-------- GIVEN DATA --------
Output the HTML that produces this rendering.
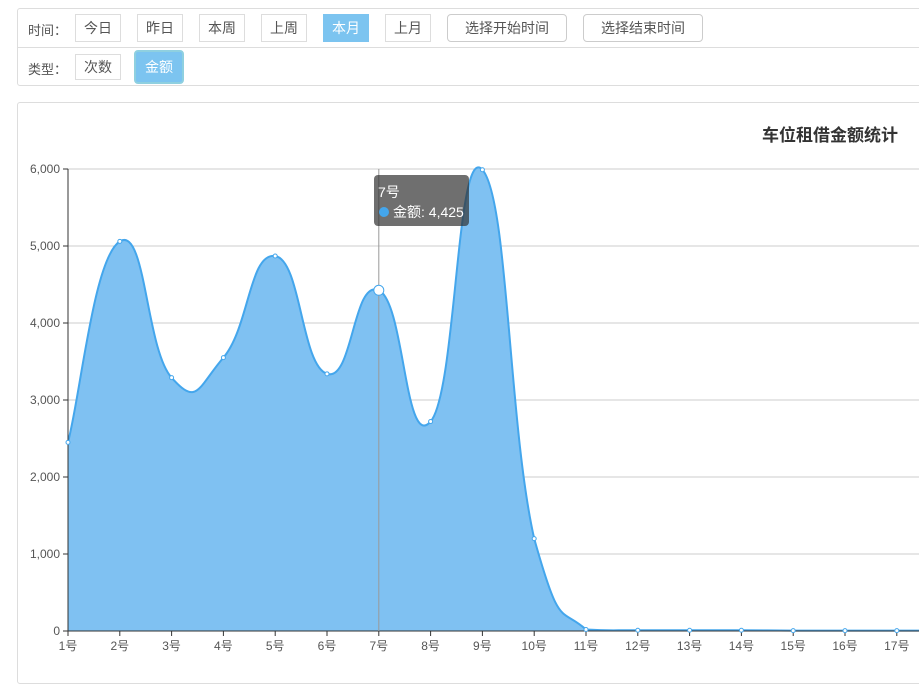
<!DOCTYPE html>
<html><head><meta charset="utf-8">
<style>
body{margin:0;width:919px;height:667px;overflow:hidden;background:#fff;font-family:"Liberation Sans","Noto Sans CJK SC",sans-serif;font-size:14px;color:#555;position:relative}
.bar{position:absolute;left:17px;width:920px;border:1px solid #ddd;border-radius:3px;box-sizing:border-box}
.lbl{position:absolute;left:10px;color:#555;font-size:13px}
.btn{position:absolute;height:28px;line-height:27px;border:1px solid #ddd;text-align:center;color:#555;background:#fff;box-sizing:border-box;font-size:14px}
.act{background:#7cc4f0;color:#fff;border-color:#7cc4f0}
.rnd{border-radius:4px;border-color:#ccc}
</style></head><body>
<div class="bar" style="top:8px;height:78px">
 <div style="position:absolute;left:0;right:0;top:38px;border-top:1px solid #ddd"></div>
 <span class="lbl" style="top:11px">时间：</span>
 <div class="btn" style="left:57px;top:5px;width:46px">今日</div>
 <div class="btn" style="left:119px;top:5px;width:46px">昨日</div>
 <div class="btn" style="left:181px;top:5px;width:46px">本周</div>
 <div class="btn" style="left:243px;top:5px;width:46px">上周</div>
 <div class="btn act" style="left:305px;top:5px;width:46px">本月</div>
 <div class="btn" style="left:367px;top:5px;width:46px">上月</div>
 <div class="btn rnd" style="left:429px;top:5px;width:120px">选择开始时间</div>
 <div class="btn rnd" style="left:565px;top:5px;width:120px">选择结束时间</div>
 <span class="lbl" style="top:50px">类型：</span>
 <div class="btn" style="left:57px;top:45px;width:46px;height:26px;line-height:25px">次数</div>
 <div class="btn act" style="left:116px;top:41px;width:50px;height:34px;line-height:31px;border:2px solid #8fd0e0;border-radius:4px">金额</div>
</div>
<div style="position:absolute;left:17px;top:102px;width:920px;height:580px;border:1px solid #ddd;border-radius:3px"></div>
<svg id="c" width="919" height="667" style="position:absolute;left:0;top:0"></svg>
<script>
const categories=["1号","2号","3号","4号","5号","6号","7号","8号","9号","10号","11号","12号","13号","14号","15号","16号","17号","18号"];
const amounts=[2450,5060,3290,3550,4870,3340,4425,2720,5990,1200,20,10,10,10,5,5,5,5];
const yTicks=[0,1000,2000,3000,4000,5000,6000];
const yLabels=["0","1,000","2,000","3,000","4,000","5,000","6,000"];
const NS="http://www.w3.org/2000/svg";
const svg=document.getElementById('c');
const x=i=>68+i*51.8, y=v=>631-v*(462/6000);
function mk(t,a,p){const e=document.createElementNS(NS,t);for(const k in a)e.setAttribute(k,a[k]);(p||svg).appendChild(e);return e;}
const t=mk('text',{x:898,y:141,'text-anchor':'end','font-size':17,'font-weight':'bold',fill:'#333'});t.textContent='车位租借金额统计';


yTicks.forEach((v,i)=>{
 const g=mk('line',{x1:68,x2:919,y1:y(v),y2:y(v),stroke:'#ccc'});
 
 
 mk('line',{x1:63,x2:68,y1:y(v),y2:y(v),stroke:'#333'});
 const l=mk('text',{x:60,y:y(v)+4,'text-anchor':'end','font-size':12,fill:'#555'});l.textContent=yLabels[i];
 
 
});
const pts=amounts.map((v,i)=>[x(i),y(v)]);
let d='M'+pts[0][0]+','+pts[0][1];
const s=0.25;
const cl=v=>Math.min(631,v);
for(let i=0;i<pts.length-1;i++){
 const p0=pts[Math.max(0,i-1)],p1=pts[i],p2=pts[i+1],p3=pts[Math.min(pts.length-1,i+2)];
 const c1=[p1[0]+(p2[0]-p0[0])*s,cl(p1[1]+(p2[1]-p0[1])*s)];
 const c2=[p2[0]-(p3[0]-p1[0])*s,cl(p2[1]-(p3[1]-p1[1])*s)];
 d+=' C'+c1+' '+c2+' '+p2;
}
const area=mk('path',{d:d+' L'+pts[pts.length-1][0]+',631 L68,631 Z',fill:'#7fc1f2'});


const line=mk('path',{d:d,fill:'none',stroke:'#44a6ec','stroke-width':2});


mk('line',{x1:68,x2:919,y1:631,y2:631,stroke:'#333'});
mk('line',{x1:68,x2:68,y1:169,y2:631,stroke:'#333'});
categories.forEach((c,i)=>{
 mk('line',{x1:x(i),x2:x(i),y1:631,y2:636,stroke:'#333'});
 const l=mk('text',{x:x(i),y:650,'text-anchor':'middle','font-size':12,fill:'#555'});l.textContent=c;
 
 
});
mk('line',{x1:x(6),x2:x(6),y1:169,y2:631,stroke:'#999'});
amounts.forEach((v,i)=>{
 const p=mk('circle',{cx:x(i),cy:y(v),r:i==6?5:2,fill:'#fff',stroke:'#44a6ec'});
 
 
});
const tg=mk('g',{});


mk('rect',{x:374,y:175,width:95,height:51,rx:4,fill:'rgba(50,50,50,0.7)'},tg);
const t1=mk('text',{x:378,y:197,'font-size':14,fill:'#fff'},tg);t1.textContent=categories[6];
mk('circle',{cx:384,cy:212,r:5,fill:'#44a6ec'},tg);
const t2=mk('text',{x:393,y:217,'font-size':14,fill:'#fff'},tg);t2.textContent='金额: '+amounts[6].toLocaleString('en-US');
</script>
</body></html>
--------
§ **WORK REQUIRED**
Copy every line of the data word for word, omitting the images.

§ **SOLUTION FOR THIS TASK**
Output the HTML that produces this rendering.
<!DOCTYPE html>
<html><head><meta charset="utf-8">
<style>
body{margin:0;width:919px;height:667px;overflow:hidden;background:#fff;font-family:"Liberation Sans","Noto Sans CJK SC",sans-serif;font-size:14px;color:#555;position:relative}
.bar{position:absolute;left:17px;width:920px;border:1px solid #ddd;border-radius:3px;box-sizing:border-box}
.lbl{position:absolute;left:10px;color:#555;font-size:13px}
.btn{position:absolute;height:28px;line-height:27px;border:1px solid #ddd;text-align:center;color:#555;background:#fff;box-sizing:border-box;font-size:14px}
.act{background:#7cc4f0;color:#fff;border-color:#7cc4f0}
.rnd{border-radius:4px;border-color:#ccc}
</style></head><body>
<div class="bar" style="top:8px;height:78px">
 <div style="position:absolute;left:0;right:0;top:38px;border-top:1px solid #ddd"></div>
 <span class="lbl" style="top:11px">时间：</span>
 <div class="btn" style="left:57px;top:5px;width:46px">今日</div>
 <div class="btn" style="left:119px;top:5px;width:46px">昨日</div>
 <div class="btn" style="left:181px;top:5px;width:46px">本周</div>
 <div class="btn" style="left:243px;top:5px;width:46px">上周</div>
 <div class="btn act" style="left:305px;top:5px;width:46px">本月</div>
 <div class="btn" style="left:367px;top:5px;width:46px">上月</div>
 <div class="btn rnd" style="left:429px;top:5px;width:120px">选择开始时间</div>
 <div class="btn rnd" style="left:565px;top:5px;width:120px">选择结束时间</div>
 <span class="lbl" style="top:50px">类型：</span>
 <div class="btn" style="left:57px;top:45px;width:46px;height:26px;line-height:25px">次数</div>
 <div class="btn act" style="left:116px;top:41px;width:50px;height:34px;line-height:31px;border:2px solid #8fd0e0;border-radius:4px">金额</div>
</div>
<div style="position:absolute;left:17px;top:102px;width:920px;height:580px;border:1px solid #ddd;border-radius:3px"></div>
<svg id="c" width="919" height="667" style="position:absolute;left:0;top:0"></svg>
<script>
const categories=["1号","2号","3号","4号","5号","6号","7号","8号","9号","10号","11号","12号","13号","14号","15号","16号","17号","18号"];
const amounts=[2450,5060,3290,3550,4870,3340,4425,2720,5990,1200,20,10,10,10,5,5,5,5];
const yTicks=[0,1000,2000,3000,4000,5000,6000];
const yLabels=["0","1,000","2,000","3,000","4,000","5,000","6,000"];
const NS="http://www.w3.org/2000/svg";
const svg=document.getElementById('c');
const x=i=>68+i*51.8, y=v=>631-v*(462/6000);
function mk(t,a,p){const e=document.createElementNS(NS,t);for(const k in a)e.setAttribute(k,a[k]);(p||svg).appendChild(e);return e;}
const t=mk('text',{x:898,y:141,'text-anchor':'end','font-size':17,'font-weight':'bold',fill:'#333'});t.textContent='车位租借金额统计';


yTicks.forEach((v,i)=>{
 const g=mk('line',{x1:68,x2:919,y1:y(v),y2:y(v),stroke:'#ccc'});
 
 
 mk('line',{x1:63,x2:68,y1:y(v),y2:y(v),stroke:'#333'});
 const l=mk('text',{x:60,y:y(v)+4,'text-anchor':'end','font-size':12,fill:'#555'});l.textContent=yLabels[i];
 
 
});
const pts=amounts.map((v,i)=>[x(i),y(v)]);
let d='M'+pts[0][0]+','+pts[0][1];
const s=0.25;
const cl=v=>Math.min(631,v);
for(let i=0;i<pts.length-1;i++){
 const p0=pts[Math.max(0,i-1)],p1=pts[i],p2=pts[i+1],p3=pts[Math.min(pts.length-1,i+2)];
 const c1=[p1[0]+(p2[0]-p0[0])*s,cl(p1[1]+(p2[1]-p0[1])*s)];
 const c2=[p2[0]-(p3[0]-p1[0])*s,cl(p2[1]-(p3[1]-p1[1])*s)];
 d+=' C'+c1+' '+c2+' '+p2;
}
const area=mk('path',{d:d+' L'+pts[pts.length-1][0]+',631 L68,631 Z',fill:'#7fc1f2'});


const line=mk('path',{d:d,fill:'none',stroke:'#44a6ec','stroke-width':2});


mk('line',{x1:68,x2:919,y1:631,y2:631,stroke:'#333'});
mk('line',{x1:68,x2:68,y1:169,y2:631,stroke:'#333'});
categories.forEach((c,i)=>{
 mk('line',{x1:x(i),x2:x(i),y1:631,y2:636,stroke:'#333'});
 const l=mk('text',{x:x(i),y:650,'text-anchor':'middle','font-size':12,fill:'#555'});l.textContent=c;
 
 
});
mk('line',{x1:x(6),x2:x(6),y1:169,y2:631,stroke:'#999'});
amounts.forEach((v,i)=>{
 const p=mk('circle',{cx:x(i),cy:y(v),r:i==6?5:2,fill:'#fff',stroke:'#44a6ec'});
 
 
});
const tg=mk('g',{});


mk('rect',{x:374,y:175,width:95,height:51,rx:4,fill:'rgba(50,50,50,0.7)'},tg);
const t1=mk('text',{x:378,y:197,'font-size':14,fill:'#fff'},tg);t1.textContent=categories[6];
mk('circle',{cx:384,cy:212,r:5,fill:'#44a6ec'},tg);
const t2=mk('text',{x:393,y:217,'font-size':14,fill:'#fff'},tg);t2.textContent='金额: '+amounts[6].toLocaleString('en-US');
</script>
</body></html>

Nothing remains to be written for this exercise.